Suriye ve Kuzey Irak bölgesine göç ettirilmesine karar verilen Ermeniler'in canlarını, mallarını koruma, yol boyunca güvenlik ve iaşelerini sağlama görevi ilgili valiliklere verildi. 30 Mayıs 1915'te yapılan bir düzenleme ile göçe tabi olanların taşınabilir mallarını yanında götürebilmeleri, taşınmaz mallarının satılması veya emanete alınması sağlandı. Göçmenlere yerleşecekleri bölgelerde emlak ve arazi verilmesi, çiftçi olanlara tohum, sanatkarlara araç-gereç verilmesi düzenlendi. İskan-ı Aşair ve Muhacirin Müdüriyeti, yiyecek, nakil, barınma, sağlık harcamaları dışında Ermenilere nakdi olarak 3.166.000 kuruş yardım yaptı. Yine American Committe for Armenian and Syrian Relief ile Near East Relief gibi kuruluşların Ermeni göçmenlere sağlık, yiyecek-içecek yardımlarına izin verildi.

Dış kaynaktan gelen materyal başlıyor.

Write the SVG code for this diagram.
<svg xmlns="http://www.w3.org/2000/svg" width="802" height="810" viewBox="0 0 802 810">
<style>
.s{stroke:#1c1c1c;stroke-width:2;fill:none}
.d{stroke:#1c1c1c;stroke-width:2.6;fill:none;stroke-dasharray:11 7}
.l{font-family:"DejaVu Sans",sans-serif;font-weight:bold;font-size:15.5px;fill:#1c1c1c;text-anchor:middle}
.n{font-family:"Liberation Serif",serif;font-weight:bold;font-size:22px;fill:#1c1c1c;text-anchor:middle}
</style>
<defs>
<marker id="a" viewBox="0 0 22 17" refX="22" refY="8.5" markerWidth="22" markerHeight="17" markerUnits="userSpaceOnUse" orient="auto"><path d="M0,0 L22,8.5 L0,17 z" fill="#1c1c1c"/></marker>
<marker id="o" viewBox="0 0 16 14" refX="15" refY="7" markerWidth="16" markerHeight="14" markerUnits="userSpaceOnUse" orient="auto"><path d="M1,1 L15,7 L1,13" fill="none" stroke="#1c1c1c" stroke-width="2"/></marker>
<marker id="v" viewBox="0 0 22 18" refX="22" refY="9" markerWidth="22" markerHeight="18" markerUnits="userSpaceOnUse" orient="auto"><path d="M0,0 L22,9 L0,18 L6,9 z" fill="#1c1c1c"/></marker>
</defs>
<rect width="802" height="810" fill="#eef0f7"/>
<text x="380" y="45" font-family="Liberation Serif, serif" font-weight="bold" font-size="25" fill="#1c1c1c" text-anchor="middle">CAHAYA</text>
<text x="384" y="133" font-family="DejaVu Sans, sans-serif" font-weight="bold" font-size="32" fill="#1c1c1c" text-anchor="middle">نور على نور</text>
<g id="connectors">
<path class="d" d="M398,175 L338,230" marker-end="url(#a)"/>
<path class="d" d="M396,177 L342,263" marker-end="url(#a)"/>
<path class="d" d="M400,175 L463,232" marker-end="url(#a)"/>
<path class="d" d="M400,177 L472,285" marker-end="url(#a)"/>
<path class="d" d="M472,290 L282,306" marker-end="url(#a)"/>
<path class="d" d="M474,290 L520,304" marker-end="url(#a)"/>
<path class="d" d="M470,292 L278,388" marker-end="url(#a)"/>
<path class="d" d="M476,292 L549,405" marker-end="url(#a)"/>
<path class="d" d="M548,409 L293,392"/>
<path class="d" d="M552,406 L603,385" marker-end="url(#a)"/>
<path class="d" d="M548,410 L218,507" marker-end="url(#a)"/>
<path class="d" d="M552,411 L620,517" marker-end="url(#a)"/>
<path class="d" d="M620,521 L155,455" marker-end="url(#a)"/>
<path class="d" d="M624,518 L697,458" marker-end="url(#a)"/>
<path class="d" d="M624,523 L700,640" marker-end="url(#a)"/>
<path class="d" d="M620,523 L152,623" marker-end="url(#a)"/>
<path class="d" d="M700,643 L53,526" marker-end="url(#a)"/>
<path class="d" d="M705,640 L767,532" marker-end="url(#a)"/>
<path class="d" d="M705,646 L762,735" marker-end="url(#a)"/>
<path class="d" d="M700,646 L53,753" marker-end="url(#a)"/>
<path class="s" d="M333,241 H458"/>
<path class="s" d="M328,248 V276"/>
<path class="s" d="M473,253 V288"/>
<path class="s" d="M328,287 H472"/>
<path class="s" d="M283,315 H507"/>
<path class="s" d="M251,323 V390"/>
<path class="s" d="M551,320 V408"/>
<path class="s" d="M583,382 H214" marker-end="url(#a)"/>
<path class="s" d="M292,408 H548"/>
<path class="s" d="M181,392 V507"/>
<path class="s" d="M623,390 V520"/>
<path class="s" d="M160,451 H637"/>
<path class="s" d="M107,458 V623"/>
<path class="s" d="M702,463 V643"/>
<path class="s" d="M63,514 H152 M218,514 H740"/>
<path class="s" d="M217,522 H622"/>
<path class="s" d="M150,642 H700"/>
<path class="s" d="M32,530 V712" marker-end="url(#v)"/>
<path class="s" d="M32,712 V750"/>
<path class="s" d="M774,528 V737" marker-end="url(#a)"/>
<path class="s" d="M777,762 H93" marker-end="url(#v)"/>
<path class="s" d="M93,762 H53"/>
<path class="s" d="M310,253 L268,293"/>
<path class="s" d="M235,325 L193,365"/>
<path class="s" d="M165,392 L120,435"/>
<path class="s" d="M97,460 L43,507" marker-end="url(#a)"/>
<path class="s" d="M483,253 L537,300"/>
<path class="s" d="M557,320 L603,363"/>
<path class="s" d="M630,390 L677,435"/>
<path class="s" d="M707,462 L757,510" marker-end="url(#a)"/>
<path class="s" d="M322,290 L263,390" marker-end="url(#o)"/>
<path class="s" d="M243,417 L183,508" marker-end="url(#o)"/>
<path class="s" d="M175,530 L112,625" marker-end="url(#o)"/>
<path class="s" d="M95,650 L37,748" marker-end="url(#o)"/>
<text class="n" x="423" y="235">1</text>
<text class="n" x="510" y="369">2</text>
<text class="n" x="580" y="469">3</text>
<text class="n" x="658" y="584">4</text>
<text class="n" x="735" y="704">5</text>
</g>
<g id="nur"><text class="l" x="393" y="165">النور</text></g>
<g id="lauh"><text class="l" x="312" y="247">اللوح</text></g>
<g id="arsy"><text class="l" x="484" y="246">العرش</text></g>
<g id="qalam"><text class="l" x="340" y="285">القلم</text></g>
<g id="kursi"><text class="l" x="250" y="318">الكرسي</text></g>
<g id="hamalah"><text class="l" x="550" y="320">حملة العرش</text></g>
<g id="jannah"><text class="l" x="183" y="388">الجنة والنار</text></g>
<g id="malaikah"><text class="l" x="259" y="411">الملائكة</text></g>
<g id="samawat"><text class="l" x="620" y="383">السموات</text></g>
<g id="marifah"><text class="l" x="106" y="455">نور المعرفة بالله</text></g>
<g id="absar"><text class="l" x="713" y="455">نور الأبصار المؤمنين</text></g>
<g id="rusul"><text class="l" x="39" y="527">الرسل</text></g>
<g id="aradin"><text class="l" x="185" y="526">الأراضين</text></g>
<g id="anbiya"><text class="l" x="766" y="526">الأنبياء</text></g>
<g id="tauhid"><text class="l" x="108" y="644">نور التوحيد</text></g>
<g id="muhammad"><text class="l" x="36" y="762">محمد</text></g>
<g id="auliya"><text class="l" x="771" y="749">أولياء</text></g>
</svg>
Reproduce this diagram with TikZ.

Bu arada Osmanlı yönetimi, çok sayıda Ermeni'yi de tehcir kapsamına almadı. Nitekim Katolik, Protestan ve din değiştiren Ermenilerle savaş bölgesi dışındakiler, başlangıçta tehcir edilmedi. Yine diplomatik dokunulmazlığı olanlar, asker, subay, sağlık personeli, milletvekilleri ve aileleriyle birlikte tüccarlar, zanaatkarlar, devlet adına üretim yapan işçiler, reji idaresi çalışanları, Düyûn-ı Umumiye memurları, öğretmenler, hastalar, engelliler, kimsesiz kadın ve çocuklar tehcirden muaf tutuldu. Ayrıca sevk ve iskan kanunu ile yalnız Ermeniler değil Rum, Arap ve diğer Müslüman veya gayrimüslim unsurlarında yerleri değiştirildi. Bu bize sevk ve iskan uygulamasının etnik kimlik esasına göre değil savaşın getirdiği zorunluluklar nedeniyle uygulandığını göstermektedir. Göçmenlere nakilleri sırasında veya iskan yerlerinde yapılacak saldırı ve suiistimaller önlenmeye çalışıldı. Kürt çeteleri, Arap çeteleri ve asker kaçakları göçmen kafilelerine saldırılar yaptı. Bir yıl kadar sürdükten sonra 15 Mart 1916'da Ermeniler'in sevk ve iskan uygulamasına son verildi. Tehcir edilen Ermeniler'in sayısı Talat Paşa'nın defterine göre 900.000'i aşıyordu.
Ağır savaş şartlarında göç kafilelerinin güvenliğinin yeterince sağlanamadı. Kafilelere saldıranlar kimliğine bakılmaksızın Divan-ı Harbi Örfilerde muhakeme edildi. 1915-1916 yıllarında 1673 kişi mahkemelerde hüküm giydi. Bunlardan 67 kişi idam, 524 kişi hapis, 68 kişi kürek, para, pranga, ve sürgün cezalarına çarptırıldı. Yargılananların 528'i kamu görevlisiydi.
Ermeni tehciri sırasında yapılan saldırılar, güvenlik zafiyetleri, ekonomik yetersizlikler, iklim koşulları, ulaşım zorlukları ve salgın hastalıklar nedeniyle 250.000 civarında Ermeni kaybının olduğu tahmin edilmektedir. İki yıl sonra tehcir edilen Ermeni, Rum ve Araplar'ın yol masrafları karşılanarak geri dönüşlerine izin verildi.